The only people who can contact both you and me are people who are on
our "approved" lists (i.e. whitelists).
>> Given how you've criticized such filtering as potentially losing
>> mail, I don't see that this is a valid way to address the problem
>> of "people on mailing-list X wish to contact you".
>
> What you're missing is, I DON'T WANT THEM TO CONTACT ME.
Ahh, I see. This is a bit different than what you have said before,
and what is indicated by your sig. Rather than throwing out the
red-herring of suggesting that spammers are to blame, and that if only
they would go away you would be happy to entertain anyone's private
email, you could simply (and more honestly) say "Please do not attempt
to contact me off-list. I do not wish to speak to you privately."
>> Posting your IM screen name so that you can send each other your
>> respective email addresses is roughly the same as posting your
>> phone number to mailing list for the same purpose.
>
> Not at all. My MSN ID is kraiteredman. To IM me, you'll need my
> approval. Which I won't give, unless I can identify you from your
> screen name. And maybe not then. ;-) If I deny your request, you can
> never bother me again. It's actually really great.
You can do the exact same thing with email. It's really not hard.
>>> irc private message,
>>
>> Which is equivalent to IM, only it requires a slightly older and less
>> popular communication protocol.
>
> Not at all. Private IRC messages are not logged,
...oookay, so don't log your IM messages. Tada!
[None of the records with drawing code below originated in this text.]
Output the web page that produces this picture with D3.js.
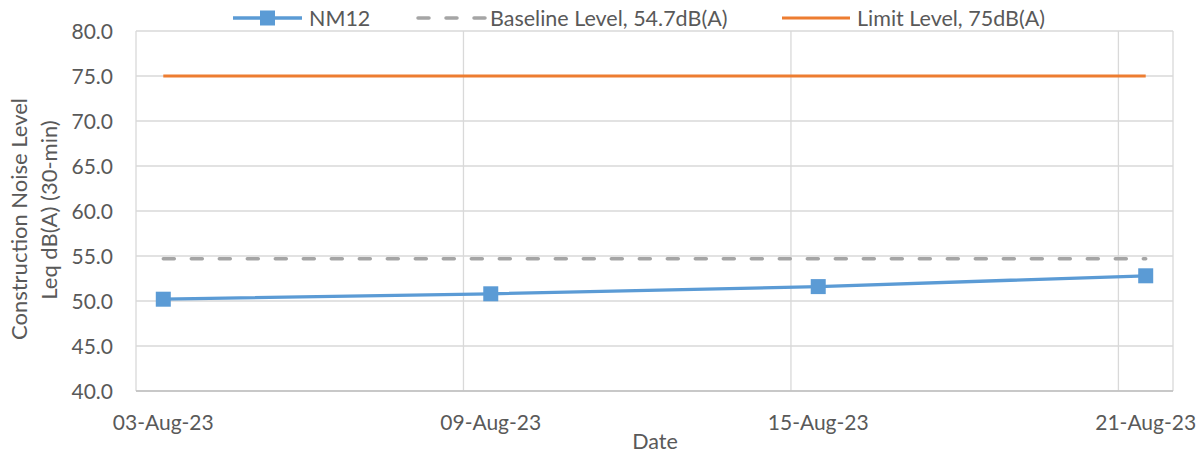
<!DOCTYPE html>
<html><head><meta charset="utf-8">
<script src="https://cdn.jsdelivr.net/npm/d3@7"></script>
<style>
html,body{margin:0;padding:0;background:#fff;}
text{font-family:Lato,"Open Sans",sans-serif;fill:#595959;}
</style></head>
<body>
<svg id="chart" width="1203" height="457"></svg>
<script>
// ---- data ----
const dates = ["2023-08-03","2023-08-09","2023-08-15","2023-08-21"];
const nm12 = [50.2, 50.8, 51.6, 52.8];
const baseline = [54.7, 54.7, 54.7, 54.7];
const limit = [75, 75, 75, 75];
const yTicks = [40,45,50,55,60,65,70,75,80];
const xTickLabels = ["03-Aug-23","09-Aug-23","15-Aug-23","21-Aug-23"];
const seriesNames = ["NM12","Baseline Level, 54.7dB(A)","Limit Level, 75dB(A)"];

const parse = d3.timeParse("%Y-%m-%d");
const dts = dates.map(parse);
const half = d => d3.timeHour.offset(d, -12);

const svg = d3.select("#chart");
const L = 136, R = 1173, T = 31, B = 391;
const x = d3.scaleTime()
  .domain([half(dts[0]), d3.timeHour.offset(dts[dts.length-1], 12)])
  .range([L, R]);
const y = d3.scaleLinear().domain([40, 80]).range([B, T]);

const grid = "#D9D9D9";
svg.append("g").selectAll("line").data(yTicks).join("line")
  .attr("x1", L).attr("x2", R)
  .attr("y1", d => y(d)).attr("y2", d => y(d))
  .attr("stroke", grid).attr("stroke-width", 1.3);
svg.append("g").selectAll("line").data(dts.map(half)).join("line")
  .attr("x1", d => x(d)).attr("x2", d => x(d))
  .attr("y1", T).attr("y2", B)
  .attr("stroke", grid).attr("stroke-width", 1.3);
svg.append("line").attr("x1", R).attr("x2", R).attr("y1", T).attr("y2", B)
  .attr("stroke", grid).attr("stroke-width", 1.3);
svg.append("line").attr("x1", L).attr("x2", R).attr("y1", B).attr("y2", B)
  .attr("stroke", "#BFBFBF").attr("stroke-width", 1.5);

svg.append("g").selectAll("text").data(yTicks).join("text")
  .attr("x", 113).attr("y", d => y(d)).attr("dy", "0.36em")
  .attr("text-anchor", "end").attr("font-size", 21)
  .text(d => d.toFixed(1));
svg.append("g").selectAll("text").data(dts).join("text")
  .attr("x", d => x(d)).attr("y", 430)
  .attr("text-anchor", "middle").attr("font-size", 21)
  .text((d,i) => xTickLabels[i]);

svg.append("text").attr("x", 655).attr("y", 449).attr("text-anchor","middle")
  .attr("font-size", 21.5).text("Date");
svg.append("text").attr("transform","translate(27,219) rotate(-90)")
  .attr("text-anchor","middle").attr("font-size", 22).text("Construction Noise Level");
svg.append("text").attr("transform","translate(57,210) rotate(-90)")
  .attr("text-anchor","middle").attr("font-size", 22).text("Leq dB(A) (30-min)");

const line = d3.line().x((d,i) => x(dts[i])).y(d => y(d));
const blue = "#5B9BD5", gray = "#A5A5A5", orange = "#ED7D31";

svg.append("path").datum(limit).attr("d", line)
  .attr("fill","none").attr("stroke", orange).attr("stroke-width", 3);
svg.append("path").datum(baseline).attr("d", line)
  .attr("fill","none").attr("stroke", gray).attr("stroke-width", 3.5)
  .attr("stroke-dasharray","11,17").attr("stroke-linecap","round");
svg.append("path").datum(nm12).attr("d", line)
  .attr("fill","none").attr("stroke", blue).attr("stroke-width", 3.3);
svg.append("g").selectAll("rect").data(nm12).join("rect")
  .attr("x", (d,i) => x(dts[i]) - 7.5).attr("y", d => y(d) - 7.5)
  .attr("width", 15).attr("height", 15).attr("fill", blue);

const lg = svg.append("g");
const ly = 18;
lg.append("line").attr("x1",233).attr("x2",302).attr("y1",ly).attr("y2",ly)
  .attr("stroke",blue).attr("stroke-width",3.3);
lg.append("rect").attr("x",260).attr("y",ly-7.5).attr("width",15).attr("height",15).attr("fill",blue);
lg.append("text").attr("x",309).attr("y",ly).attr("dy","0.35em").attr("font-size",21.5).text(seriesNames[0]);
lg.append("line").attr("x1",418).attr("x2",486).attr("y1",ly).attr("y2",ly)
  .attr("stroke",gray).attr("stroke-width",3.5).attr("stroke-dasharray","11,17").attr("stroke-linecap","round");
lg.append("text").attr("x",490).attr("y",ly).attr("dy","0.35em").attr("font-size",21.5).text(seriesNames[1]);
lg.append("line").attr("x1",782).attr("x2",850).attr("y1",ly).attr("y2",ly)
  .attr("stroke",orange).attr("stroke-width",3);
lg.append("text").attr("x",857).attr("y",ly).attr("dy","0.35em").attr("font-size",21.5).text(seriesNames[2]);
</script>
</body></html>
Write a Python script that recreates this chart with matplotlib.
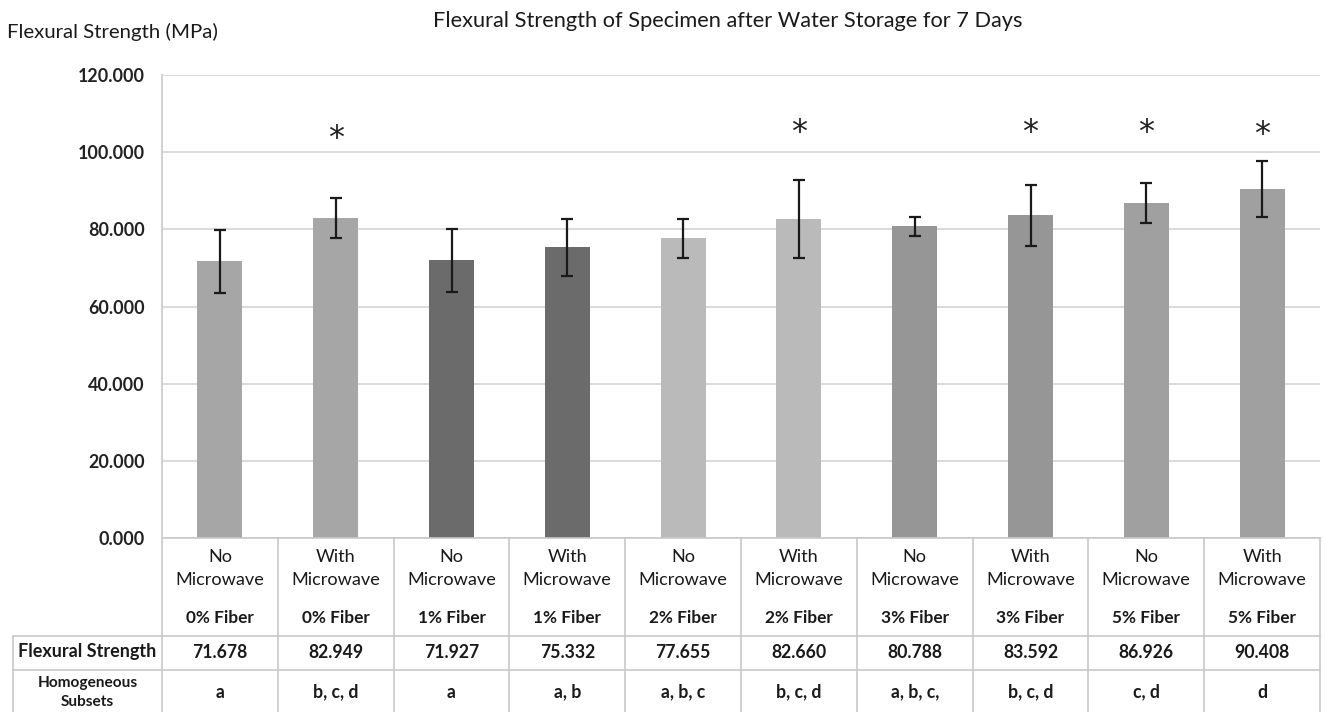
import matplotlib.pyplot as plt
from matplotlib.lines import Line2D

plt.rcParams['font.family'] = ['Lato', 'DejaVu Sans']

microwave = ['No', 'With'] * 5
fiber = ['0% Fiber', '0% Fiber', '1% Fiber', '1% Fiber', '2% Fiber',
         '2% Fiber', '3% Fiber', '3% Fiber', '5% Fiber', '5% Fiber']
strength = [71.678, 82.949, 71.927, 75.332, 77.655, 82.660, 80.788, 83.592, 86.926, 90.408]
errors = [8.2, 5.2, 8.1, 7.3, 5.0, 10.1, 2.4, 8.0, 5.2, 7.2]
subsets = ['a', 'b, c, d', 'a', 'a, b', 'a, b, c', 'b, c, d', 'a, b, c,', 'b, c, d', 'c, d', 'd']
significant = [False, True, False, False, False, True, False, True, True, True]
star_level = [0, 103.6, 0, 0, 0, 105, 0, 105, 105, 104.5]
bar_colors = ['#a6a6a6', '#a6a6a6', '#6b6b6b', '#6b6b6b', '#bababa',
              '#bababa', '#969696', '#969696', '#a0a0a0', '#a0a0a0']

W, H = 1325, 712
fig = plt.figure(figsize=(W / 100, H / 100), dpi=100)
renderer = fig.canvas.get_renderer()


def size_for(s, px, **kw):
    # font size that makes the string px pixels wide
    t = fig.text(0, 0, s, fontsize=10, **kw)
    w = t.get_window_extent(renderer).width
    t.remove()
    return 10 * px / w


ax = fig.add_axes([162 / W, (H - 538) / H, (1320 - 162) / W, 463 / H])

x = list(range(len(strength)))
ax.bar(x, strength, width=0.39, color=bar_colors, zorder=2)
ax.errorbar(x, strength, yerr=errors, fmt='none', ecolor='#1a1a1a', elinewidth=1.6,
            capsize=4, capthick=1.6, zorder=3)
for i in x:
    if significant[i]:
        ax.text(i, star_level[i], '*', ha='center', va='center', fontsize=23,
                family='DejaVu Sans', color='#222222')

ax.set_xlim(-0.5, 9.5)
ax.set_ylim(0, 120)
ax.set_yticks(range(0, 121, 20))
tick_size = size_for('120.000', 67, fontweight='bold')
ax.set_yticklabels(['%.3f' % v for v in range(0, 121, 20)], fontsize=tick_size,
                   fontweight='bold', color='#222222')
ax.tick_params(axis='y', length=0, pad=12.5)
ax.set_xticks([])
ax.grid(axis='y', color='#d9d9d9', linewidth=1.4, zorder=0)
for s in ['top', 'right', 'bottom']:
    ax.spines[s].set_visible(False)
ax.spines['left'].set_color('#d0d0d0')
ax.spines['left'].set_linewidth(1.4)

title = 'Flexural Strength of Specimen after Water Storage for 7 Days'
fig.text(728 / W, 1 - 27 / H, title, ha='center', va='baseline',
         fontsize=size_for(title, 590), color='#1a1a1a')
ylab = 'Flexural Strength (MPa)'
fig.text(7 / W, 1 - 38 / H, ylab, ha='left', va='baseline',
         fontsize=size_for(ylab, 211), color='#1a1a1a')

# table under the axes
tr = ax.get_xaxis_transform()


def fy(py):
    # pixel row -> axes fraction
    return (538 - py) / 463


line_kw = dict(color='#c8c8c8', linewidth=1.2, transform=tr, clip_on=False)
x_left = (13 - 162) / 115.8 - 0.5
ax.add_line(Line2D([-0.5, 9.5], [0, 0], **line_kw))
ax.add_line(Line2D([x_left, 9.5], [fy(636), fy(636)], **line_kw))
ax.add_line(Line2D([x_left, 9.5], [fy(670), fy(670)], **line_kw))
ax.add_line(Line2D([x_left, x_left], [fy(636), fy(715)], **line_kw))
for k in range(11):
    ax.add_line(Line2D([k - 0.5, k - 0.5], [0, fy(715)], **line_kw))

mw_size = size_for('Microwave', 89)
fib_size = size_for('0% Fiber', 68, fontweight='bold')
val_size = size_for('71.678', 55, fontweight='bold')
txt = dict(transform=tr, ha='center', va='center', color='#1a1a1a')
for i in x:
    ax.text(i, fy(557), microwave[i], fontsize=mw_size, **txt)
    ax.text(i, fy(580), 'Microwave', fontsize=mw_size, **txt)
    ax.text(i, fy(618), fiber[i], fontsize=fib_size, fontweight='bold', **txt)
    ax.text(i, fy(652), '%.3f' % strength[i], fontsize=val_size, fontweight='bold', **txt)
    ax.text(i, fy(692), subsets[i], fontsize=val_size, fontweight='bold', **txt)

xmid = (x_left - 0.5) / 2
ax.text(xmid, fy(652), 'Flexural Strength', fontweight='bold',
        fontsize=size_for('Flexural Strength', 138, fontweight='bold'), **txt)
hom_size = size_for('Homogeneous', 100, fontweight='bold')
ax.text(xmid, fy(683), 'Homogeneous', fontsize=hom_size, fontweight='bold', **txt)
ax.text(xmid, fy(702), 'Subsets', fontsize=hom_size, fontweight='bold', **txt)

fig.savefig('out.png', dpi=100)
> no one can see them except the sender and recipient.
Which is identical to IM (ICQ, for example, has direct messaging, as
does Jabber).
> There is no possibility of having the address culled from such a
> message.
I didn't say there was, I just said it was equivalent to IM. The one
point you can make here is that IRC screen names are not permanent,
and can be changed at will---which is not significantly different from
telling someone "contact me at 139084u5ljkbdcyqjkb345c@xxxxxxxxxxxx
(email address only valid for the next half-hour)" because both
methods require effort from you (the recipient) to enable contact.
>> And my point is that they boil down to either providing some
>> permanent email-alternative (which can then be potentially
>> exploited by spammers of some variety) or a temporary mechanism
>> (url, email, what-have-you) which requires significantly more
>> effort.
>
> And your point is mistaken.
I'm not seeing how. What method of contact can you suggest that does
not fit into either of those two categories?
~Kyle
- --
A wise man changes his mind, a fool never.